2. de Laat, W. & Grosveld, F. (2003) Spatial organization of gene expression: the active chromatin hub. Chromosome Res. 11, 447‐459.
3. Muravyova, E., Golovnin, A., Gracheva, E., Parshikov, A., Belenkaya, T., Pirrotta, V. & Georgiev, P. (2001) Loss of insulator activity by paired Su(Hw) chromatin insulators. Science 291, 495‐498.
4. Splinter, E., Heath, H., Kooren, J., Palstra, R. J., Klous, P., Grosveld, F., Galjart, N. & de Laat, W. (2006) CTCF mediates long‐range chromatin looping and local histone modification in the beta‐globin locus. Genes Dev 20, 2349‐2354.
5. Wijgerde, M., Grosveld, F. & Fraser, P. (1995) Transcription complex stability and chromatin dynamics in vivo. Nature 377, 209‐213.
6. Philonenko, E. S., Klochkov, D. B., Borunova, V. V., Gavrilov, A. A., Razin, S. V. & Iarovaia, O. V. (2009) TMEM8 ‐ a nonglobin gene entrapped in the globin web. Nucleic Acids Res 37, 7394‐7406.
7. Bystritskiy, A. A. & Razin, S. V. (2004) Breakpoint clusters: reason or consequence? Crit Rev Eukaryot Gene Expr 14, 65‐ 78.

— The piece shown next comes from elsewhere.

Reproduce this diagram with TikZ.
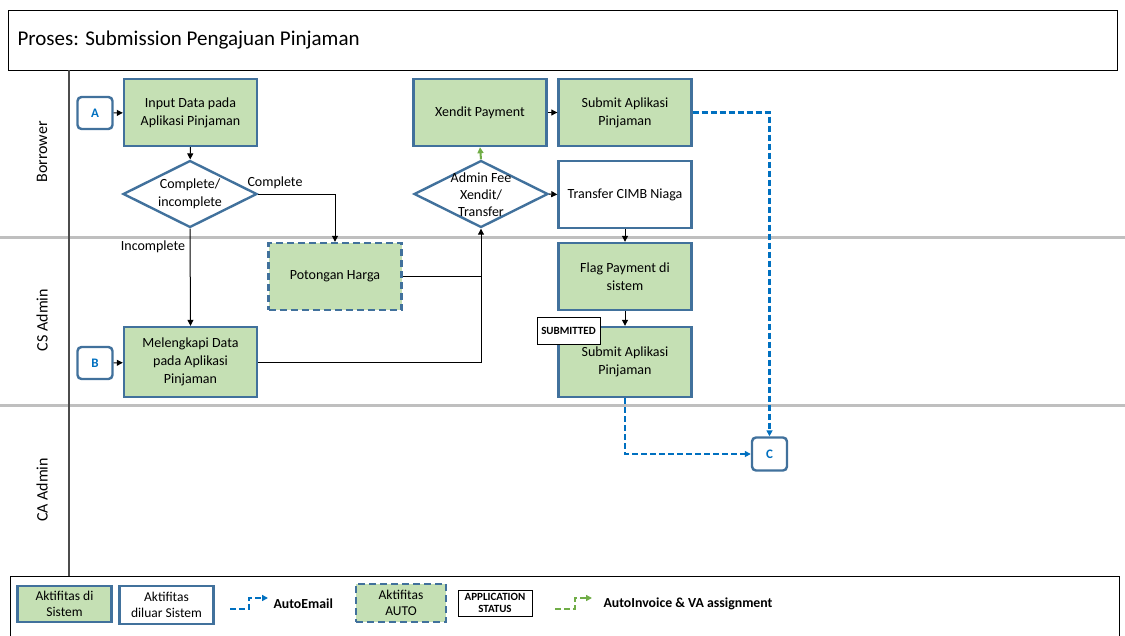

8. Gromova, II, Thomsen, B. & Razin, S. V. (1995) Different topoisomerase II antitumor drugs direct similar specific longrange fragmentation of an amplified c‐MYC gene locus in living cells and in high‐salt extracted nuclei. Proc Natl Acad Sci U S A 92, 102‐106.
The overall aim of this project is to disclose the basic principles of organization of tissue‐specific active chromatin hubs. In detail, the aims of this project are
I. to characterize the spatial organization of the AML1 gene in lymphoid and erythroid cells
II. to find out if an assembly of short‐lived alternative active chromatin hubs is a general phenomenon in eukaryotic cells
III. to study the possible role of CTCF in formation of active and repressive chromatin loops.
Work programme and methods
The main methods to be used in the project are (i) chromosome conformation capture (3C), (ii) chromatin immunoprecipitation (ChIP), (iii) functional assays based on transient expression of reporter genes in eukaryotic cells, (iv) FISH, immunostaining and confocal microscopy.
Titles for dissertations (prospective)
• Characterization of regulatory elements which control expression of human AML1 gene in erythroid and lymphoid cells
• Mapping of transcription factories in chicken chromosome 14
• Visualisation of clusters of CpG islands in the nucleus
• The role of the nucleolus in DNA repair
Relationships/connections within the research training group
Renkawitz: Chromatin remodelling directed by the nuclear lamina
Benefits of the scientific exchange
The laboratories of S.V. Razin and R. Renkawitz (Giessen) work in the same area of research and in many particular fields have complementary methodological experience. This justifies the importance of the collaboration.